Eli McCullough ha messo su un impero usando criteri tutt’altro che irreprensibili; suo figlio Peter, contrario ai metodi paterni, vive di rimpianti; infine Jeanne Anne, bisnipote di Eli, impara a stare al passo coi tempi diventando una ricca petroliera.
Il figlio di Philipp Meyer è un romanzo ambizioso che, attraverso le vicende della famiglia McCullough, ripercorre la storia degli Stati Uniti, dal 1830 ai tempi moderni. Una storia fatta di distruzione e violenza, di soprusi in cui a valere è la legge del più forte, di sottomissioni portate a termine con tutte le armi a disposizione.
I tre protagonisti sono personaggi vissuti in tre epoche diverse che hanno in comune un cognome, un cognome per certi versi scomodo e per qualcuno un peso da portare sulle spalle per non tradire gli avi. I McCullough sono una famiglia potente, e basta pronunciarne il nome per suscitare soggezione reverenziale e devozione.
Il nostro nome conta più che mai. Dove mi aspetto rancore, ricevo rispetto; dove mi aspetto invidia, ricevo incoraggiamento. Non derubare i McCullough: ti uccideranno; non infangare i McCullough: ti uccideranno. Secondo mio padre è giusto così. Gli spiego che siamo nel decimo secolo del secondo millennio.
La parte più avventurosa del romanzo è quella dedicata alla vita di Eli, il capostipite della famiglia, che ne ha passate di tutti i colori: ha visto la sorella e la madre violentate e massacrate dagli indiani, è stato rapito e cresciuto a tutti gli effetti come membro della tribù dei Comanche (i nativi americani) e come loro ha imparato a vivere di furti e uccisioni, a scotennare gli avversari, a scuoiare animali selvatici. Cresce come un indiano e da loro impara il valore e il rispetto.
Poi c’è Peter. Figlio di Eli, è un personaggio di un’umanità fuori dal comune (soprattutto se preso in un tale contesto di violenze e sopraffazioni): è in disaccordo con le maniere forti del capofamiglia e, per non essersi opposto in modo deciso ai modi spietati del padre, sarà ossessionato dal sangue versato e assalito dai rimorsi.
Infine c’è Jeanne Anne, nipote di Peter, unica della famiglia ad avere ereditato l’etica e l’ambizione del bisnonno Eli.
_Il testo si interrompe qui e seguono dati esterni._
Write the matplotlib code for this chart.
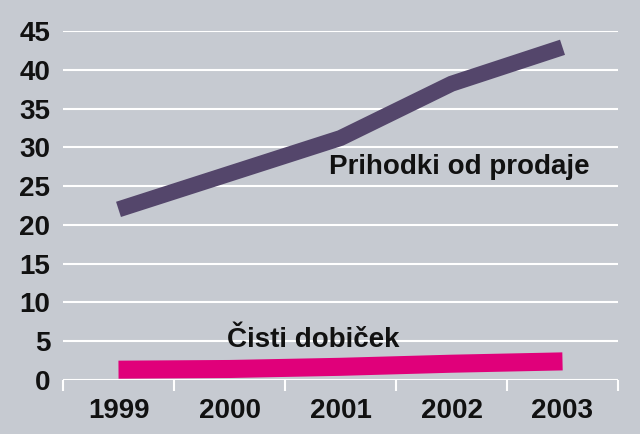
import matplotlib
matplotlib.use("Agg")
import matplotlib.pyplot as plt
import numpy as np

years = ["1999", "2000", "2001", "2002", "2003"]
prihodki = [22.0, 26.6, 31.2, 38.2, 42.9]
dobicek = [1.33, 1.42, 1.7, 2.1, 2.4]
yticks = [0, 5, 10, 15, 20, 25, 30, 35, 40, 45]

plt.rcParams['font.family'] = ['Liberation Sans', 'DejaVu Sans']
plt.rcParams['font.weight'] = 'bold'

bg = "#c6cad1"
fig = plt.figure(figsize=(6.4, 4.34), dpi=100, facecolor=bg)
ax = fig.add_axes([63/640, (434-380)/434, (618-63)/640, (380-31)/434])
ax.set_facecolor(bg)

x = np.arange(len(years))
ax.set_xlim(-0.5, len(years) - 0.5)
ax.set_ylim(0, 45)
ax.set_yticks(yticks)
ax.set_yticklabels([str(v) for v in yticks])
ax.yaxis.grid(True, color="white", linewidth=1.5)
ax.set_axisbelow(True)
for s in ax.spines.values():
    s.set_visible(False)
ax.set_xticks(x)
ax.set_xticklabels(years)
ax.set_xticks(np.arange(len(years) + 1) - 0.5, minor=True)
ax.tick_params(axis='x', which='major', length=0, pad=13, labelsize=20, labelcolor="#111111")
ax.tick_params(axis='x', which='minor', length=8, width=1.5, color="white", direction="out")
ax.tick_params(axis='y', length=0, pad=9, labelsize=20, labelcolor="#111111")
for lab in ax.get_xticklabels() + ax.get_yticklabels():
    lab.set_fontweight('bold')

ax.plot(x, prihodki, color="#54466b", linewidth=11.5, solid_capstyle='butt', solid_joinstyle='miter', clip_on=False)
ax.plot(x, dobicek, color="#e0007a", linewidth=13, solid_capstyle='butt', solid_joinstyle='miter', clip_on=False)

ax.text(1.90, 27.5, "Prihodki od prodaje", fontsize=20, fontweight='bold', color="#111111", va='center', ha='left')
ax.text(0.98, 5.2, "Čisti dobiček", fontsize=20, fontweight='bold', color="#111111", va='center', ha='left')

fig.savefig("out.png", dpi=100, facecolor=bg)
Quella che le tocca in eredità è ormai un’azienda in decadenza e, laddove il padre ha puntato ancora sull’allevamento delle vacche, lei ha scelto la modernità e si è data alle trivellazioni, diventando la petroliera più ricca della zona, nonostante le difficoltà per farsi valere in un mondo ancora incentrato sulla superiorità degli uomini (“la natura esigeva che stesse a casa coi bambini”).
Tre personaggi davvero antitetici, ma solo uno mi ha strappato un pezzetto di cuore (e non a caso è a lui che fa riferimento il titolo): Peter. Con il suo essere romanticamente attaccato all’idea di una società senza guerre di possesso, è l’unico depositario dei valori umani di solidarietà e giustizia, un’anima tormentata dalle prepotenze del rude genitore a cui non può porre rimedio.
Non c’è niente di sbagliato in mio padre: lui è l’uomo allo stato naturale. Il problema sono quelli come me, che speravano di sollevarsi dalla nostra condizione istintiva. Speravamo di trascendere la nostra natura.
Un romanzo monumentale (se non altro per la mole), ma con un difetto che ne compromette la scorrevolezza: alcune parti scivolano troppo velocemente, mentre altre sembrano non finire mai. Se la vita di Eli presso i Comanche è molto intrigante e tiene incollati alla pagina, i capitoli dedicati al suo ritorno alla civiltà hanno segnato per me un’impasse non da poco: troppi episodi, troppi nomi di messicani, indiani e texani mi hanno reso davvero difficoltoso seguire con interesse il succedersi degli eventi.
Nel complesso un buon libro, ma da affrontare con la giusta preparazione.